Ein durchdringender Piepton erklang, Philips Sprechzeit war abgelaufen.

Merkwürdig distanziert, wie in einem Film, hatte ich sein Gestotter über mich ergehen lassen. Es fühlte sich so an, als würde mich das Ganze gar nicht selbst betreffen. Ich war lediglich eine unbeteiligte Zuschauerin einer fremden Liebestragödie, wohnte in einer weihnachtlichen Schneekugel, die jemand zu wild geschüttelt hatte. Mit einem Mal kam ich mir seltsam leer und verbraucht vor. Eine Schneekugel ohne Flocken. Die Welt um mich herum erschien mir unwirklich, irgendwie gedämpft. Als befände ich mich hoch oben über den Wolken oder tief unten auf dem Meeresgrund.

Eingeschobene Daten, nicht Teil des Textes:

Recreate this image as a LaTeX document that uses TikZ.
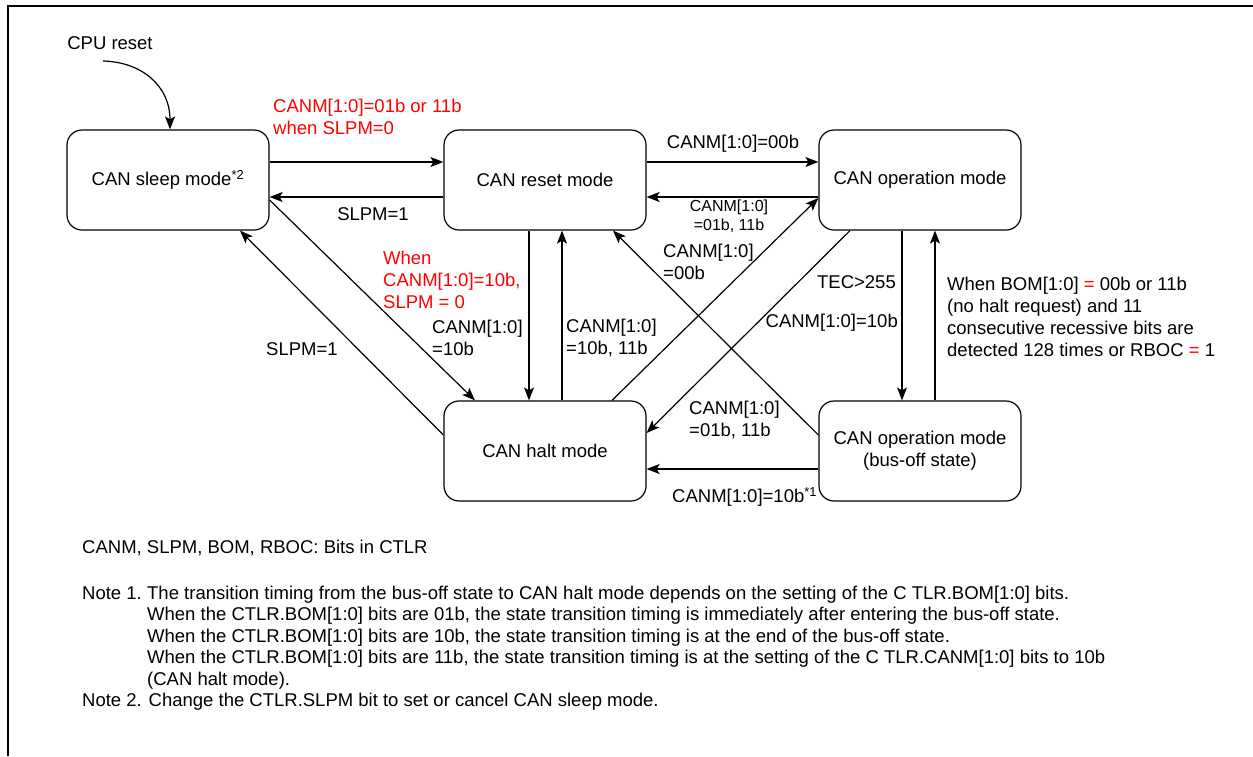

In Slow Motion näherte ich mich dem Telefonhörer, hob ihn auf und rief Philip zurück. „Der gewünschte Gesprächspartner ist zurzeit nicht erreichbar. Versuchen Sie es später noch einmal.“ Erschöpft setzte ich mich kurz auf den Rand des frisch bezogenen Bettes. Danach stand ich wieder auf und begann, mich kraftlos aus dem Etuikleid zu pellen. Anschließend schlüpfte ich in meine bequeme geblümte Pyjamahose. Die Kleidungsfrage jedenfalls hatte sich geklärt.